Collisions definitely do matter for git security: many people pin explicit git hashes for their dependancies, and thus they can be tricked in running malicious forks. This requires placing a chosen commit in the git repo (so unlike second preimage break it does not mean that you could attack repos you have no control over) but that's not an unrealistic threat model overall.
1bis) You can use an existing collision to create new collisions. People seem to think you need to generate all the work again from scratch; this is not true. See PoC||GTFO for proof by example.
1cis) The files do not need to be gigantic. See PoC||GTFO for proof by example.

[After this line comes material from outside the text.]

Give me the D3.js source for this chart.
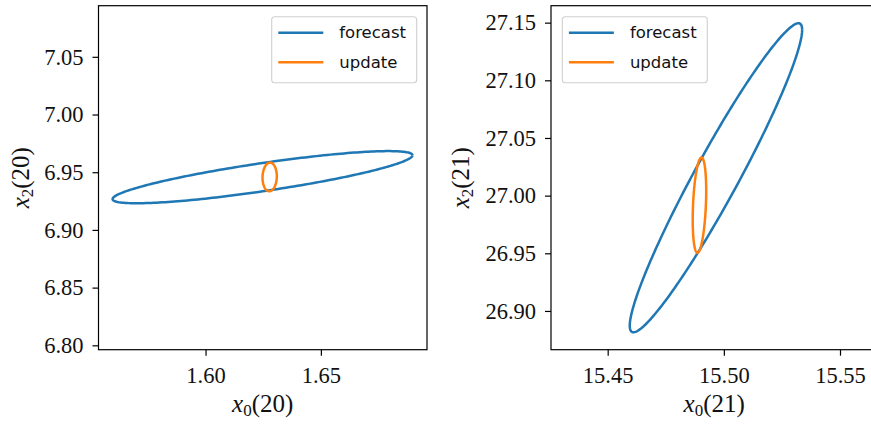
<!DOCTYPE html>
<html>
<head>
<meta charset="utf-8">
<script src="https://cdn.jsdelivr.net/npm/d3@7"></script>
<style>
  html, body { margin: 0; padding: 0; background: #fff; }
  svg { display: block; }
  .tick text { font-family: "Liberation Serif", "DejaVu Serif", serif; font-size: 22.5px; fill: #111; }
  .axis-label { font-family: "Liberation Serif", "DejaVu Serif", serif; font-size: 25px; fill: #111; }
  .legend text { font-family: "DejaVu Sans", sans-serif; font-size: 16.5px; fill: #111; }
</style>
</head>
<body>
<svg id="chart" width="871" height="424"></svg>
<script>
// Panel setup: axis ranges, ticks and label subscripts
const panelStep = ["20", "21"];
const xDomains = [[1.5536, 1.6960], [15.4256, 15.5670]];
const yDomains = [[6.7962, 7.0943], [26.8664, 27.1647]];
const xTicks = [[1.60, 1.65], [15.45, 15.50, 15.55]];
const yTicks = [[6.80, 6.85, 6.90, 6.95, 7.00, 7.05], [26.90, 26.95, 27.00, 27.05, 27.10, 27.15]];

// Series: confidence ellipses given by centre, standard deviations and correlation
const seriesNames = ["forecast", "update"];
const seriesColors = ["#1f77b4", "#ff7f0e"];
const centerX = [[1.6247, 1.6278], [15.4966, 15.4895]];
const centerY = [[6.9457, 6.9459], [27.0155, 26.9917]];
const sigmaX = [[0.0650, 0.0031], [0.0371, 0.0029]];
const sigmaY = [[0.0226, 0.0124], [0.1340, 0.0413]];
const rho = [[0.84, 0.05], [0.957, 0.30]];

const svg = d3.select("#chart");
const panels = [
  { left: 98.5, right: 427, top: 5.7, bottom: 349.7, legendX: 271.7, yLabelOffset: 70, xLabelShift: 0 },
  { left: 551, right: 879.5, top: 5.7, bottom: 349.7, legendX: 562.3, yLabelOffset: 82, xLabelShift: -1 }
];

const nSteps = 240;
const angles = d3.range(nSteps + 1).map(i => 2 * Math.PI * i / nSteps);

panels.forEach((p, pi) => {
  const x = d3.scaleLinear().domain(xDomains[pi]).range([p.left, p.right]);
  const y = d3.scaleLinear().domain(yDomains[pi]).range([p.bottom, p.top]);

  const clipId = "clip" + pi;
  svg.append("clipPath").attr("id", clipId)
    .append("rect").attr("x", p.left).attr("y", p.top)
    .attr("width", p.right - p.left).attr("height", p.bottom - p.top);

  // Ellipse outlines
  const line = d3.line().x(d => x(d[0])).y(d => y(d[1]));
  const g = svg.append("g").attr("clip-path", `url(#${clipId})`);
  seriesNames.forEach((name, si) => {
    const cx = centerX[pi][si], cy = centerY[pi][si];
    const sx = sigmaX[pi][si], sy = sigmaY[pi][si], r = rho[pi][si];
    const pts = angles.map(t => [
      cx + sx * Math.cos(t),
      cy + sy * (r * Math.cos(t) + Math.sqrt(1 - r * r) * Math.sin(t))
    ]);
    g.append("path").datum(pts)
      .attr("d", line)
      .attr("fill", "none")
      .attr("stroke", seriesColors[si])
      .attr("stroke-width", 2.5)
      .attr("stroke-linejoin", "round");
  });

  // Axes
  const xAxis = d3.axisBottom(x).tickValues(xTicks[pi]).tickFormat(d3.format(".2f"))
    .tickSizeOuter(0).tickSizeInner(6).tickPadding(8);
  const yAxis = d3.axisLeft(y).tickValues(yTicks[pi]).tickFormat(d3.format(".2f"))
    .tickSizeOuter(0).tickSizeInner(6).tickPadding(9);

  const gx = svg.append("g").attr("transform", `translate(0,${p.bottom})`).call(xAxis);
  const gy = svg.append("g").attr("transform", `translate(${p.left},0)`).call(yAxis);
  [gx, gy].forEach(ax => {
    ax.select(".domain").remove();
    ax.selectAll(".tick line").attr("stroke", "#000").attr("stroke-width", 1.2);
  });
  gx.selectAll(".tick text").attr("dy", "0.85em");

  // Frame
  svg.append("rect")
    .attr("x", p.left).attr("y", p.top)
    .attr("width", p.right - p.left).attr("height", p.bottom - p.top)
    .attr("fill", "none").attr("stroke", "#000").attr("stroke-width", 1.2);

  // Axis labels: x_0(step) and x_2(step)
  const xl = svg.append("text").attr("class", "axis-label")
    .attr("x", (p.left + p.right) / 2 + p.xLabelShift).attr("y", 412).attr("text-anchor", "middle");
  xl.append("tspan").attr("font-style", "italic").text("x");
  xl.append("tspan").attr("font-size", "17px").attr("dy", 4).text("0");
  xl.append("tspan").attr("dy", -4).text("(" + panelStep[pi] + ")");

  const midY = (p.top + p.bottom) / 2;
  const yl = svg.append("text").attr("class", "axis-label")
    .attr("transform", `translate(${p.left - p.yLabelOffset},${midY}) rotate(-90)`)
    .attr("text-anchor", "middle");
  yl.append("tspan").attr("font-style", "italic").text("x");
  yl.append("tspan").attr("font-size", "17px").attr("dy", 4).text("2");
  yl.append("tspan").attr("dy", -4).text("(" + panelStep[pi] + ")");

  // Legend
  const lg = svg.append("g").attr("class", "legend")
    .attr("transform", `translate(${p.legendX},16.7)`);
  lg.append("rect").attr("width", 145).attr("height", 66).attr("rx", 3)
    .attr("fill", "#fff").attr("fill-opacity", 0.8)
    .attr("stroke", "#d0d0d0").attr("stroke-width", 1.1);
  seriesNames.forEach((name, si) => {
    const ly = 16 + si * 29.6;
    lg.append("line").attr("x1", 6.6).attr("x2", 51.6).attr("y1", ly).attr("y2", ly)
      .attr("stroke", seriesColors[si]).attr("stroke-width", 2.5);
    lg.append("text").attr("x", 67.6).attr("y", ly).attr("dy", "0.35em").text(name);
  });
});
</script>
</body>
</html>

2) You can do the collision in advance, and publish the malicious version later. What it accomplishes is that the concept of "this Git hash unambiguously specifies a revision" no longer works, and one of them can be malicious.
3) The standard should be "obviously safe beyond a reasonable doubt", not "not obviously unsafe to a non-expert". By the latter standard, pretty much any random encryption construction is fine. (The examples I gave use MD5, not SHA-1, but that's a matter of degrees.)
4) SHA-256 was published years before git first was.
It's just a subdivision; it might as well have said 1a, 1b... -- but "bis" and "cis/tris" (and possibly tetrakis) tend to emphasize that they're addenda, not equal points.
The possible attack is to prepare 2 versions of a commit, both resulting in the same commit id. Then later on, after the project is successful/etc, swap out the commit with the second version, while keeping the other commits intact.
Granted, the file that the commit touches would need to be not touched in other commits. That's not out of question in a typical software project - maybe a file in the utils folder which is only written once and never changed?
> I don't think it's possible to create a collision that's also executeable code
You can include an unreadable binary blob in the commit. Tweak the blob to find the collision while keeping the code the way attack requires.
What's the method for doing this? Does a "git push" replace objects with identical hashes on the remote? Or a "git pull" replace identical hashes on the local repo?
I suspect finding a hash collision is only the first difficult part of actually pulling this off. You may need direct write access to the file system of the target. And even then everyone else that has already fetched the repo may not be impacted. At which point collisions becomes moot because you can rewrite the entire git history however you want.
The history teaches us: If any system isn't hardened against something, we can assume it's possible. If Git server isn't specifically hardened against that, it might still be tricked to update the file by adversary client. Or attacker can temporarily add hooks that will replace the file on server. Or integration testing system might have write access to the server repo.
> Granted, the file that the commit touches would need to be not touched in other commits.
That's not how git works. The commit contains the entire tree. You could prepare two separate repositories such that `git checkout deadbeef0001deadbeef` in one checks out the linux kernel and in the other checks out ILOVEYOU.exe.
You're right. Commit id points to a commit object, that points to a tree object and subsequently to individual blob objects. Then it is sufficiently harder, you need to find a collision between 2 blob objects, both of which are executable and don't look suspicious.
The files don't need to be gigantic. You could, for example, have a binary config file which in one colliding version encodes a potentially dangerous debugging setting, e.g., "allow_unauthenticated_rpc = false" but in other has it to "true".
The part about the 2nd pre-image chances being effectively zero may be true, but the nasty cases described upthread don't need a 2nd pre-image. (You could do a lot worse with one, granted!)
In addition to the attack described in a sibling comment, when a hashing algorithm has been broken in some way, it is safe to assume that other more advanced collision attacks will be soon discovered.